Si dice che l’esplosione del 4 agosto sia per il Libano un 11 settembre. No, è qualcosa di molto peggio.
Impazzano i tentativi di spiegare come sia accaduta la catastrofe: incidente o attentato? E se attentato, bomba o missile? E chi mai l’avrebbe perpetrato?
Tra i miei amici libanesi nessuno crede alla fatalità, tutti sono sicuri che si sia trattato di un attentato. In un Paese già spappolato dall’antagonismo politico, religioso e sociale, da decenni al centro delle trame più oscure, il complottismo la fa da padrone.
I miei amici, siano essi cristiani o musulmani, sunniti o shiiti, sono tutti certi che dietro a questo attentato ci sia la mano di Israele. Prove non ce ne sono e, come spesso accade in Libano, mai saranno trovate. I miei amici usano la logica: chi poteva avere interesse a far saltare i fragilissimi equilibri sociali, politici e istituzionali libanesi? Chi altri se non Israele poteva avere interesse a destabilizzare in modo letale un Paese che, data la centralità di Hezbollah, si posiziona su una linea geopolitica anti-israeliana?
C’è, al di là di ogni congettura, dell’inevitabile in quanto accaduto: non poteva essere che il Libano non sarebbe stato prima o poi travolto dall’ecatombe della madrepatria, la Siria storica — ne venne staccato infatti, dopo millenni di comunanza, per scellerata decisione dei colonialisti francesi.
L’albero si riconosce dai frutti o, per dirla col razionalismo occidentale, dall’effetto si risale necessariamente alla sua causa. E sull’effetto non ci possono essere dubbi: davvero, adesso, “nulla in Libano sarà come prima”.
La catastrofica esplosione avvenuta al porto di Beirut — 154 morti, 5mila feriti (ed è una stima ancora provvisoria), i quartieri di Beirut in prossimità del porto devastati, 300mila cittadini senza casa. Il sindaco della città ha calcolato che i danni si aggirano attorno ai 15miliardi di dollari, più di un quinto del Pil annuale di tutto il Paese — getta nell’abisso un Paese che era già in ginocchio.
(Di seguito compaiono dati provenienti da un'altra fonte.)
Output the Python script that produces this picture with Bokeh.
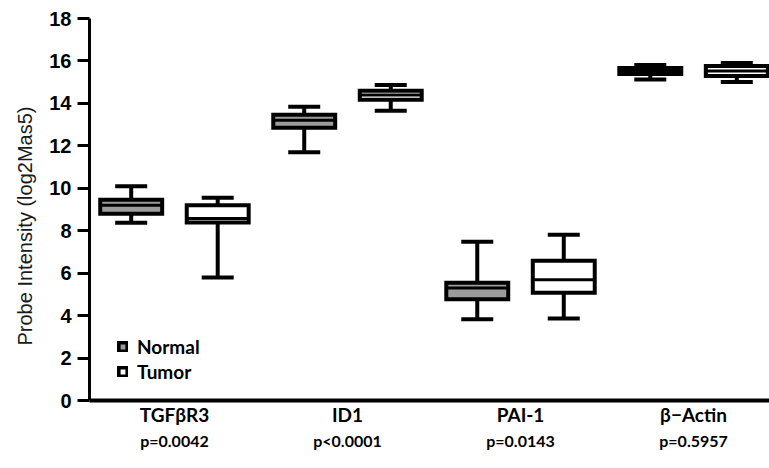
import numpy as np
from bokeh.plotting import figure
from bokeh.models import FixedTicker, Legend, LegendItem, Range1d, LinearAxis, Title
from bokeh.embed import file_html
from bokeh.resources import INLINE

categories = ["TGFβR3", "ID1", "PAI-1", "β−Actin"]
p_values = ["p=0.0042", "p<0.0001", "p=0.0143", "p=0.5957"]

normal_low = [8.38, 11.7, 3.83, 15.13]
normal_q1 = [8.8, 12.85, 4.77, 15.39]
normal_med = [9.2, 13.2, 5.3, 15.53]
normal_q3 = [9.46, 13.46, 5.55, 15.67]
normal_high = [10.1, 13.84, 7.48, 15.81]

tumor_low = [5.79, 13.65, 3.86, 15.01]
tumor_q1 = [8.39, 14.17, 5.08, 15.29]
tumor_med = [8.58, 14.4, 5.69, 15.53]
tumor_q3 = [9.2, 14.59, 6.59, 15.76]
tumor_high = [9.55, 14.87, 7.81, 15.9]

y_ticks = list(range(0, 19, 2))

x = np.arange(len(categories))
offset = 0.25
box_w = 0.358
cap_w = 0.185

p = figure(width=769, height=466, x_range=Range1d(-0.491, 3.439), y_range=Range1d(0, 18),
           output_backend="svg", toolbar_location=None,
           min_border_left=89, min_border_top=18, min_border_right=0, min_border_bottom=66)
p.outline_line_color = None
p.xgrid.visible = False
p.ygrid.visible = False
p.background_fill_color = "white"

def draw(xc, low, q1, med, q3, high, fill):
    p.segment(x0=xc, y0=low, x1=xc, y1=high, line_color="black", line_width=4)
    r = p.quad(left=xc - box_w / 2, right=xc + box_w / 2, bottom=q1, top=q3,
               fill_color=fill, line_color="black", line_width=4, line_join="miter")
    p.segment(x0=xc - box_w / 2, y0=med, x1=xc + box_w / 2, y1=med, line_color="black", line_width=3)
    p.segment(x0=xc - cap_w / 2, y0=low, x1=xc + cap_w / 2, y1=low, line_color="black", line_width=4)
    p.segment(x0=xc - cap_w / 2, y0=high, x1=xc + cap_w / 2, y1=high, line_color="black", line_width=4)
    return r

rn = draw(x - offset, np.array(normal_low), np.array(normal_q1), np.array(normal_med),
          np.array(normal_q3), np.array(normal_high), "#9c9c9c")
rt = draw(x + offset, np.array(tumor_low), np.array(tumor_q1), np.array(tumor_med),
          np.array(tumor_q3), np.array(tumor_high), "white")

# y axis
ya = p.yaxis[0]
ya.ticker = FixedTicker(ticks=y_ticks)
ya.axis_line_width = 3
ya.major_tick_line_width = 3
ya.major_tick_out = 12
ya.major_tick_in = 0
ya.minor_tick_out = 0
ya.minor_tick_in = 0
ya.major_label_text_font = "Liberation Sans"
ya.major_label_text_font_style = "bold"
ya.major_label_text_font_size = "20px"
ya.major_label_text_color = "black"
ya.major_label_standoff = 6

p.add_layout(Title(text="Probe Intensity (log2Mas5)", align="left", offset=55, standoff=22,
                   text_font="Liberation Sans", text_font_style="normal", text_font_size="20px",
                   text_color="#1a1a1a"), "left")

# x axis with category names
cat_ticks = list(range(len(categories)))
xa = p.xaxis[0]
xa.ticker = FixedTicker(ticks=cat_ticks)
xa.major_label_overrides = {i: c for i, c in enumerate(categories)}
xa.axis_line_width = 4
xa.major_tick_out = 0
xa.major_tick_in = 0
xa.minor_tick_out = 0
xa.minor_tick_in = 0
xa.major_tick_line_color = None
xa.major_label_standoff = 2
xa.major_label_text_font = "Lato"
xa.major_label_text_font_style = "bold"
xa.major_label_text_font_size = "19px"
xa.major_label_text_color = "black"

# second axis with p-values
pa = LinearAxis(ticker=FixedTicker(ticks=cat_ticks),
                major_label_overrides={i: v for i, v in enumerate(p_values)})
pa.axis_line_color = None
pa.major_tick_line_color = None
pa.minor_tick_line_color = None
pa.major_tick_out = 0
pa.major_tick_in = 0
pa.minor_tick_out = 0
pa.minor_tick_in = 0
pa.major_label_standoff = 2
pa.major_label_text_font = "Lato"
pa.major_label_text_font_style = "bold"
pa.major_label_text_font_size = "16px"
pa.major_label_text_color = "black"
p.add_layout(pa, "below")

legend = Legend(items=[LegendItem(label="Normal", renderers=[rn]), LegendItem(label="Tumor", renderers=[rt])],
                location=(28, 17), orientation="vertical")
legend.border_line_color = None
legend.background_fill_alpha = 0
legend.padding = 0
legend.margin = 0
legend.spacing = 2
legend.glyph_width = 11
legend.glyph_height = 11
legend.label_standoff = 9
legend.label_text_font = "Lato"
legend.label_text_font_style = "bold"
legend.label_text_font_size = "19px"
legend.label_text_color = "black"
legend.label_height = 20
p.add_layout(legend)

open("out.html", "w").write(file_html(p, INLINE))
Per immaginare le conseguenze della catastrofica esplosione avvenuta nel porto di Beirut serve infatti riportare una frase che circolava sulla bocca di tanti libanesi prima del 4 agosto: “Non può andare peggio di così”. Invece al peggio non c’è limite.
Il Libano era già ferito a morte dal combinato disposto dell’impatto della guerra in Siria (tanto per farsi un’idea il Libano ospita in condizioni subumane circa 1,5 milioni di rifugiati siriani, un quarto dell’intera popolazione), e della gravissima recessione economica. Già prima del Covid, finita la fase delle vacche grasse, il Pil era crollato l’anno scorso del 4%) aveva già messo in ginocchio il Paese. Il risultato è stato un impoverimento generale della popolazione, in una misura si registrò solo ai tempi della guerra civile (1975-1990). Di qui le massicce proteste popolari dell’autunno e dell’inverno scorso fermate solo dal sopraggiungere della pandemia. L’arrivo della pandemia ha letteralmente fatto crollare l’economia, di qui il default sul debito in scadenza dichiarato dal governo (il primo della storia libanese) nel maggio scorso.
Il Libano entra ora in una fase altamente critica. L’instabilità potrebbe diventare caos. Il caos sfociare in una guerra civile. Il Paese potrebbe diventare, come la madrepatria siriana, terreno di una guerra per procura di dimensione regionale e forse globale.
Lo avevamo detto: la guerra civile in Siria era solo l’inizio di una mediorientale “guerra dei trent’anni”, dalla quale sorgeranno una nuova configurazione geopolitica e nuovi equilibri e assetti tra potenze. Giocoforza dal Libano si doveva passare. Non fosse perché è la più pericolosa spina nel fianco per Israele.